The Librarian of Auschwitz would get along very well with The Book Thief. I never thought I’d pick up a second book about a girl coming of age through literature they picked up and read secretly during World War II, but here I am.
This book follows Dita, a Jew girl coming of age deep in the regime of Nazi concentration camps. During her stay in Auschwitz, a respected adult in the camp seeks to keep the children educated within the family block of the camp. Dita is sought out to protect a small collection of books, contraband that made its way through the security of the guards and kapo. She takes up her responsibilities in pride, caring for the books and stories with all the hope inside her, and inspiring others as situations grow ever dimmer for the prisoners of Auschwitz Birkenau.
I will admit that the narrative in this novel wasn’t strong, and neither were the secondary perspectives present. I will acknowledge that these points were instead included for historical and informative purposes, as it was based on a true story, but some didn’t adhere to Dita, the focal character’s, story. They were still very nice and insightful to read, but it did take me out of the story ever so slightly.

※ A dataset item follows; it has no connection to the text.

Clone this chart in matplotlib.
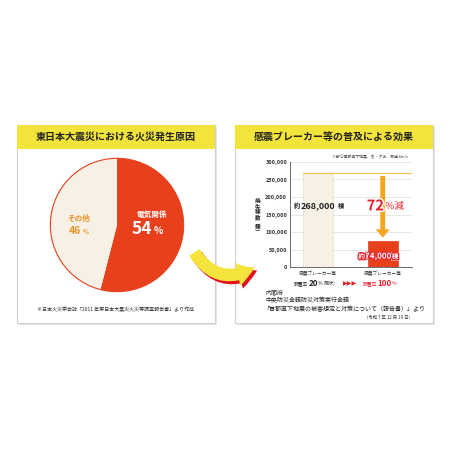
import matplotlib
matplotlib.use("Agg")
import matplotlib.pyplot as plt
import matplotlib.patheffects as pe
from matplotlib.patches import Rectangle, FancyArrowPatch

plt.rcParams["font.family"] = ["Noto Sans CJK JP", "DejaVu Sans"]

# data
pie_labels = ["電気関係", "その他"]
pie_values = [54, 46]
bar_cats = ["感震ブレーカー等", "感震ブレーカー等"]
bar_rates = ["20", "100"]
bar_values = [268000, 74000]
y_ticks = [0, 50000, 100000, 150000, 200000, 250000, 300000]
reduction = 72

RED = "#e8401c"
BEIGE = "#f6f1e4"
YELLOW = "#f2e43a"
ORANGE = "#f3a51f"
TXTRED = "#e5202c"

W = 450
fig = plt.figure(figsize=(4.5, 4.5), dpi=100)
fig.patch.set_facecolor("white")


def px(x, y):
    return x / W, 1 - y / W


def panel(x0, y0, x1, y1, title):
    l, t = px(x0, y0)
    r, b = px(x1, y1)
    fig.add_artist(Rectangle((l + 0.004, b - 0.004), r - l, t - b, transform=fig.transFigure,
                             facecolor="#e6e6e6", edgecolor="none", zorder=-3))
    fig.add_artist(Rectangle((l, b), r - l, t - b, transform=fig.transFigure,
                             facecolor="white", edgecolor="#cfcfcf", lw=0.8, zorder=-2))
    hl, hb = px(x0, y0 + 24)
    fig.add_artist(Rectangle((l, hb), r - l, t - hb, transform=fig.transFigure,
                             facecolor=YELLOW, edgecolor="none", zorder=-1))
    fig.text((l + r) / 2, (t + hb) / 2, title, ha="center", va="center",
             fontsize=7.2, fontweight="bold", color="#222222")


panel(17, 125, 215, 323, "東日本大震災における火災発生原因")
panel(235, 125, 433, 323, "感震ブレーカー等の普及による効果")

# pie
l, t = px(49, 157)
r, b = px(185, 293)
axp = fig.add_axes([l, b, r - l, t - b])
axp.set_zorder(1)
axp.pie(pie_values, colors=[RED, BEIGE], startangle=90, counterclock=False,
        wedgeprops=dict(edgecolor="none"))
axp.add_patch(plt.Circle((0, 0), 1.0, fill=False, edgecolor=RED, lw=0.8))
axp.set_xlim(-1.02, 1.02)
axp.set_ylim(-1.02, 1.02)
axp.text(0.52, 0.12, pie_labels[0], color="white", fontsize=5.5, fontweight="bold", ha="center")
axp.text(0.52, -0.14, f"{pie_values[0]}", color="white", fontsize=12.5, fontweight="bold", ha="right")
axp.text(0.55, -0.14, "%", color="white", fontsize=7, fontweight="bold", ha="left")
axp.text(-0.58, 0.06, pie_labels[1], color="#e8922a", fontsize=5.5, fontweight="bold", ha="center")
axp.text(-0.54, -0.14, f"{pie_values[1]}", color="#e8922a", fontsize=7.5, fontweight="bold", ha="right")
axp.text(-0.52, -0.14, "%", color="#e8922a", fontsize=4.5, fontweight="bold", ha="left")

fig.text(*px(116, 309), "※日本火災学会誌「2011 年東日本大震災火災等調査報告書」より作成",
         fontsize=3.6, ha="center", va="center", color="#333333")

# bar chart
l, t = px(290, 162)
r, b = px(412, 267)
axb = fig.add_axes([l, b, r - l, t - b])
axb.set_zorder(1)
xs = [0, 1]
axb.bar(xs, bar_values, width=0.46, color=[BEIGE, RED],
        edgecolor=["#e6e0cc", RED], lw=0.5, zorder=2)
axb.set_xlim(-0.434, 1.453)
axb.set_ylim(0, 300000)
axb.set_yticks(y_ticks)
axb.set_yticklabels([f"{v:,}" for v in y_ticks], fontsize=4, fontweight="bold", color="#333333")
axb.set_xticks([])
axb.grid(axis="y", color="#dddddd", lw=0.5, zorder=0)
for s in ["top", "right"]:
    axb.spines[s].set_visible(False)
for s in ["left", "bottom"]:
    axb.spines[s].set_color("#555555")
    axb.spines[s].set_linewidth(0.6)
axb.tick_params(axis="y", length=0, pad=2)
axb.set_facecolor("white")

# reference line and arrow
axb.plot([-0.23, 1.453], [bar_values[0], bar_values[0]], color="#f5c24c", lw=0.8, zorder=3)
axb.annotate("", xy=(1, bar_values[1] + 2000), xytext=(1, bar_values[0]),
             arrowprops=dict(arrowstyle="simple,head_width=1.0,head_length=0.6,tail_width=0.35",
                             color=ORANGE, lw=0), zorder=4)

axb.text(-0.28, 176000, "約", fontsize=4.5, fontweight="bold", ha="right", va="center", color="#222", zorder=5)
axb.text(0, 176000, f"{bar_values[0]:,}", fontsize=6.5, fontweight="bold", ha="center",
         va="center", color="#222", zorder=5)
axb.text(0.3, 176000, "棟", fontsize=4.5, fontweight="bold", ha="left", va="center", color="#222", zorder=5)

axb.text(1.02, 176000, f"{reduction}", fontsize=10.5, fontweight="bold", ha="right",
         va="center", color=TXTRED, zorder=5,
         path_effects=[pe.withStroke(linewidth=2, foreground="white")])
axb.text(1.04, 174000, "%減", fontsize=7, ha="left", va="center", color=TXTRED, zorder=5,
         path_effects=[pe.withStroke(linewidth=2, foreground="white")])

stroke = [pe.withStroke(linewidth=1.5, foreground=TXTRED)]
axb.text(0.93, 31000, f"{bar_values[1]:,}", fontsize=5.8, fontweight="bold", ha="center",
         va="center", color="white", zorder=5, path_effects=stroke)
axb.text(0.725, 31000, "約", fontsize=4.8, fontweight="bold", ha="right", va="center",
         color="white", zorder=5, path_effects=stroke,
         bbox=dict(boxstyle="square,pad=0.1", fc=TXTRED, ec="white", lw=0.4))
axb.text(1.14, 31000, "棟", fontsize=4.8, fontweight="bold", ha="left", va="center",
         color="white", zorder=5, path_effects=stroke,
         bbox=dict(boxstyle="square,pad=0.1", fc=TXTRED, ec="white", lw=0.4))

axb.text(0.97, 1.05, "※都心南部直下地震、冬・夕方、風速 8m/s", transform=axb.transAxes,
         fontsize=2.8, ha="right", va="center", color="#444")
fig.text(*px(258, 217), "\n".join("焼失棟数︵棟︶"), fontsize=4, fontweight="bold",
         ha="center", va="center", color="#222", linespacing=1.0)

# category labels below axes
trans = axb.get_xaxis_transform()
rate_pos = [(-0.16, -0.15, -0.01), (-0.09, -0.08, 0.14)]
for x, cat, rate, (p0, p1, p2) in zip(xs, bar_cats, bar_rates, rate_pos):
    axb.text(x, -0.06, cat, transform=trans, fontsize=3.4, ha="center", va="center", color="#333")
    col = "#222" if x == 0 else TXTRED
    axb.text(x + p0, -0.155, "設置率", transform=trans, fontsize=3.4, ha="right",
             va="center", color=col)
    axb.text(x + p1, -0.155, rate, transform=trans, fontsize=5.8, fontweight="bold",
             ha="left", va="center", color=col)
    axb.text(x + p2, -0.16, "%", transform=trans, fontsize=3.6, ha="left",
             va="center", color=col)
    if x == 0:
        axb.text(x + 0.05, -0.155, "（現状）", transform=trans, fontsize=3.2, ha="left",
                 va="center", color="#333")
axb.text(0.5, -0.155, "▶▶▶", transform=trans, fontsize=4.5, ha="center", va="center",
         color=TXTRED, family=["DejaVu Sans"])

fig.text(*px(265, 292), "内閣府", fontsize=4.3, ha="left", va="center", color="#222")
fig.text(*px(265, 300), "中央防災会議防災対策実行会議", fontsize=4.3, ha="left", va="center", color="#222")
fig.text(*px(263, 309), "「首都直下地震の被害想定と対策について（報告書）」より", fontsize=4.3,
         ha="left", va="center", color="#222")
fig.text(*px(413, 317), "（令和 7 年 12 月 19 日）", fontsize=3.2, ha="right", va="center", color="#333")

# curved arrow between panels
for dx, dy, col, z in [(2.5, -3, "#e0141e", 3), (0, 0, "#f4e43c", 4)]:
    a = FancyArrowPatch(px(193 + dx, 250 - dy), px(257 + dx, 266 - dy),
                        transform=fig.transFigure, connectionstyle="arc3,rad=0.5",
                        arrowstyle="simple,head_width=17,head_length=13,tail_width=9",
                        facecolor=col, edgecolor="none", zorder=z)
    fig.add_artist(a)

fig.savefig("out.png", dpi=100)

As for the story itself though, it took me on an emotional log flume. I would say rollercoaster, but these emotions were never of excitement. It was just a constant drift to peace and hope only to be crushed by something traumatic and filled with despair just around the next corner. There was a constant and evolving numbing sensation when reading this book that was both comforting and chilling at the same time.
And yet it took me so long to read. That is not to discredit the value of the book itself, though I used to think the time it took to finish a book was reflective of that. Some of the content in this book just had to be processed and reflected upon. I feel like this book wouldn’t have hit the same without it. It covers a lot of deep moments that most other books wouldn’t be able to put together in such a way, especially when much of the content in it was based on true experiences. I spent much of the second half of the book reading with watery eyes, not quite tears but getting close.
That was largely due to the way it was writing, almost poetically. I don’t think that there was a chapter that didn’t feature a quote worth gushing over. And the way each character was described by appearance was incredible, I’m definitely taking notes from this book for describing characters in the future. I’m not sure if it was the work of the translator or the actual author, but so much language in this novel was stunning. This makes me wonder if there are different ways to tell stories or make metaphors in other languages, because the language in this book was just ethereal.
But I think the highlight of the novel was seeing Dita grow. Coming of age is a classic and timeless tale, but the way Dita grew braver and nobler in face of her hardships was just incredible, especially when her childhood whimsy was still present. Her mother quoted that living in Auschwitz was no way to grow up, but the way that Dita did was admirable and incredible. That’s what truly brought on the beauty of The Librarian of Auschwitz.
The Librarian of Auschwitz gets a score of 4/5. A very thought provoking and reflective read placed against a historically important backdrop.